The environment is both luxe and minimalistic in apartments and workplaces whose styles seem to be converging together with their functions: polished metal floors, mammoth glass windows, monastic concrete partitions, furniture, and clothes in all the bloodless colors of the iPad rainbow.

Iris tells a co-worker of mirror neurons, which are “our ability to sense what someone else is thinking or doing,” and mirrors become a visual theme.

When Iris reflects her clients’ wishes, she transforms into a sentient clone of the A.I. she studies throughout the day. An iris is used by both mechanical and human eyes to allow light in.

It’s interesting to see television tackle big topics in science and theory without dumbing them down to appease network executives’ knee-jerk underestimation of their viewers.

And this immersion in a world where the lines between humans and technology are blurred can be fascinating.

However, the plot hardly begins to progress until episode 5, when the show deepens these thematic links (thematic neural networks?), drawing artificial bodies, deep fakes, and fatalism into its web of metaphors.

It’s difficult to predict if the next five episodes will be worth the wait now that we’re halfway through the season.

The intersection of love, sex, and technology has become a pop-culture obsession.
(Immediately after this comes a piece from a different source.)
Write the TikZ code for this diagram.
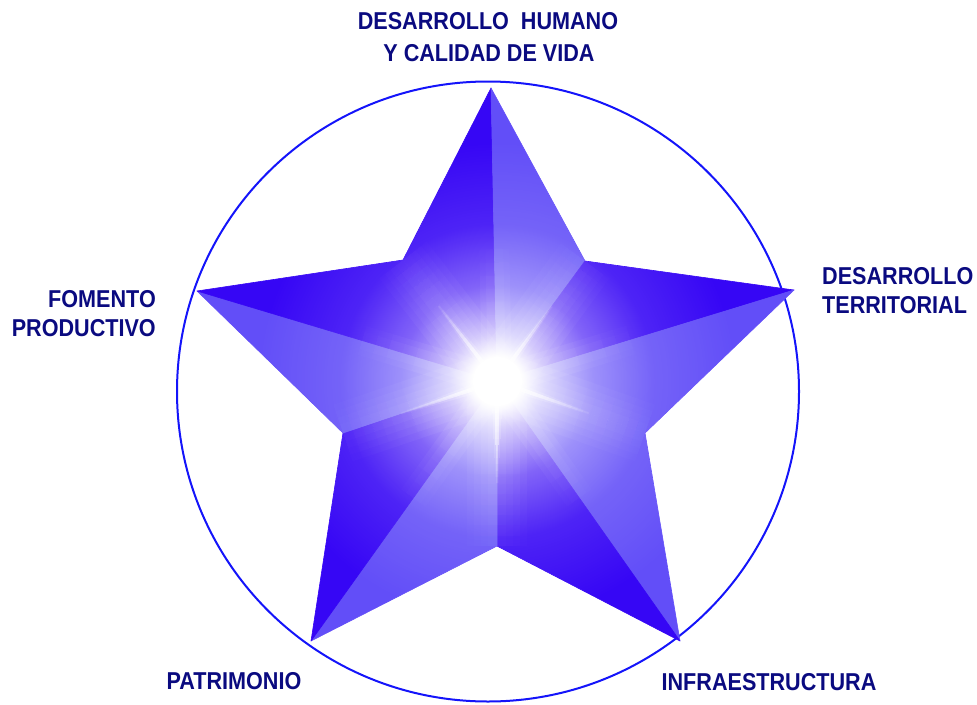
\documentclass[tikz,border=0pt]{standalone}
\usepackage{fontspec}
\setmainfont{Liberation Sans}[FakeStretch=0.885]
\usetikzlibrary{fadings,calc}
\definecolor{navy}{RGB}{10,10,128}
\definecolor{ringblue}{RGB}{20,20,250}
\definecolor{facedark}{RGB}{54,6,245}
\definecolor{facelight}{RGB}{98,78,248}
\pgfdeclareradialshading{glowshade}{\pgfpointorigin}{color(0bp)=(white); color(2bp)=(white); color(4bp)=(white!75!black); color(8bp)=(white!38!black); color(13bp)=(white!12!black); color(20bp)=(black); color(50bp)=(black)}
\pgfdeclarefading{glow}{\pgfuseshading{glowshade}}
\tikzset{
  lbl/.style={font=\fontsize{24.4}{30}\selectfont\bfseries, text=navy, inner sep=0pt},
  ring/.style={draw=ringblue, line width=2pt},
  darkface/.style={fill=facedark, draw=facedark, line width=0.6pt},
  lightface/.style={fill=facelight, draw=facelight, line width=0.6pt},
}
\begin{document}
\begin{tikzpicture}[x=1pt,y=-1pt]
\useasboundingbox (0,0) rectangle (977,704);
% star geometry
\coordinate (C) at (497,381);
\coordinate (T) at (491,88);
\coordinate (TR) at (585,261);
\coordinate (R) at (794,290);
\coordinate (RI) at (645,433);
\coordinate (BR) at (680,641);
\coordinate (B) at (497,546);
\coordinate (BL) at (311,641);
\coordinate (LI) at (343,433);
\coordinate (L) at (197,291);
\coordinate (TL) at (403,260);
% ring
\draw[ring] (488,391.5) ellipse[x radius=311pt, y radius=310pt];
% faces
\begin{scope}[line join=round]
\path[darkface]  (C) -- (TL) -- (T) -- cycle;
\path[lightface] (C) -- (T) -- (TR) -- cycle;
\path[darkface]  (C) -- (TR) -- (R) -- cycle;
\path[lightface] (C) -- (R) -- (RI) -- cycle;
\path[lightface] (C) -- (RI) -- (BR) -- cycle;
\path[darkface]  (C) -- (BR) -- (B) -- cycle;
\path[lightface] (C) -- (B) -- (BL) -- cycle;
\path[darkface]  (C) -- (BL) -- (LI) -- cycle;
\path[lightface] (C) -- (LI) -- (L) -- cycle;
\path[darkface]  (C) -- (L) -- (TL) -- cycle;
\end{scope}
% glow and streaks
\begin{scope}
\clip (T) -- (TR) -- (R) -- (RI) -- (BR) -- (B) -- (BL) -- (LI) -- (L) -- (TL) -- cycle;
% soft light bands along the valleys
\foreach \V in {TL,TR,RI,B,LI}{
  \foreach \w in {60,46,32,18}{
    \foreach \i in {0,...,15}{
      \draw[white, line width=\w pt, opacity={0.075-0.0042*\i}]
        ($(C)!{\i/16}!(\V)$) -- ($(C)!{(\i+1)/16}!(\V)$);
    }
  }
}
% soft light bands along the ridges near the centre
\foreach \V in {T,R,BR,BL,L}{
  \foreach \w in {30,18}{
    \foreach \i in {0,...,9}{
      \draw[white, line width=\w pt, opacity={0.1-0.01*\i}]
        ($(C)!{\i/10*0.45}!(\V)$) -- ($(C)!{(\i+1)/10*0.45}!(\V)$);
    }
  }
}
\fill[white, path fading=glow] (C) circle[radius=300pt];
% bright streaks along the valleys
\foreach \V in {TL,TR,RI,B,LI}{
  \foreach \i in {0,...,15}{
    \draw[white, line width={12-0.6*\i}, opacity={0.3-0.018*\i}]
      ($(C)!{\i/16*0.62}!(\V)$) -- ($(C)!{(\i+1)/16*0.62}!(\V)$);
    \draw[white, line width={5-0.22*\i}, opacity={0.95-0.058*\i}]
      ($(C)!{\i/16*0.62}!(\V)$) -- ($(C)!{(\i+1)/16*0.62}!(\V)$);
  }
}
\end{scope}
% labels
\node[lbl, anchor=base] (dh1) at (488,29.5) {DESARROLLO~~HUMANO};
\node[lbl, anchor=base] (dh2) at (489,61) {Y CALIDAD DE VIDA};
\node[lbl, anchor=base west] (dt1) at (822,284.5) {DESARROLLO};
\node[lbl, anchor=base west] (dt2) at (822,313) {TERRITORIAL};
\node[lbl, anchor=base east] (fp1) at (156,307.5) {FOMENTO};
\node[lbl, anchor=base east] (fp2) at (156,336) {PRODUCTIVO};
\node[lbl, anchor=base] (pat) at (234,689) {PATRIMONIO};
\node[lbl, anchor=base] (inf) at (769,690) {INFRAESTRUCTURA};
\end{tikzpicture}
\end{document}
We keep getting dark visions of heterosexual male desire filtered through computers and robotics. It all harkens back to that pessimistic, Stepford Wives notion that what men want most from women is not connection but submission.

It’s the girlfriend’s experience without the girlfriend’s obligation. The HBO Max adaptation introduced an all-powerful tech mogul who wouldn’t rest until he’d invaded every corner of his wife’s consciousness.

This season of The Girlfriend Experience contains some promising ideas, even though it retreads some familiar ground. The gendered implications of Iris’ double life go largely unacknowledged.

Still, as we look to a future mediated by A.I., why do we still spend so little time imagining how technological advances might intersect with the needs of people who are not straight men?